[parisc-linux] lif volume (correct) structs/values

Paul Bame bame@fc.hp.com
Fri, 26 Jan 2001 11:08:19 -0700


= Of course, this led to the discover that PALO doesn't create LIF
= images: it creates things that look enough like LIF images to make
= the bootloader happy, but inside they are nothing like a LIF image...
= (Which I'm sure comes as no surprise to most everyone, since the
= objective was never more than that...)
= 
= Should someone want to have PALO create an actual LIF image, that would
= be kind of cool.

I started trying to implement LIF since I was familiar with it from
9000/[234]00 days and I thought it would be cool to be compatible in
some way with HP-format disks.  Then I discovered:

    1) The boot firmware doesn't care that it's boot image is LIF,
    	only that 2 bytes look like LIF.

    2) The boot firmware takes no advantage of LIF -- it uses special
       values stuffed into a magic piece of the LIF header -- which
       requires special code in the LIF tools.  It doesn't even use
       the LIF directory to locate the boot loader on the media.

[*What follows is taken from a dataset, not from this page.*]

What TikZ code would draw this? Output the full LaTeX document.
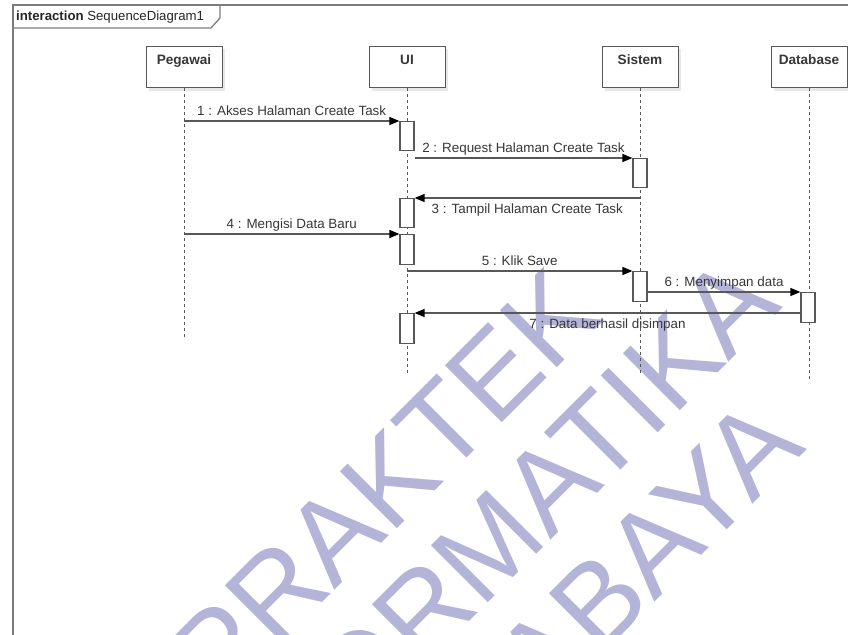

    3) Wasn't sure LIF format disks could also be DOS-partitioned
       disks.  DOS-partitioned is clunky and old fashioned, but gets
       us ready-made tools, ready-made kernel file-system code, easy
       disk sharing/building with x86, and compatibility with IA64.

Later I learned:

    4) Because our kernel isn't unity-mapped like HP-UX, the HP-UX
       secondary boot loader (ISL aka Mongoose) couldn't load our old
       SOM kernels unless their headers were mangled first.

    5) Mongoose can't load ELF32.  Though a suitable ELF32->SOM converter
       would be fairly easy to write I think, it's more work.

So I feel good about cancelling LIF as our disk and "boot sector" layout.
Where LIF becomes interesting again to me is as a possible compatibility
step for mounting HP-UX-formatted disks.  However I think even there the
critical volume description information is in (proprietary?) tables which
happen to live within LIF space, but at fixed locations so the LIF
is inconsequential and not used by the partition/volume/file-system
code in HP-UX, even to discover the table location.  We could probably
get HP-UX disk compatibility without understanding LIF.

There is an experimental LIF file system for Linux if we want to port it.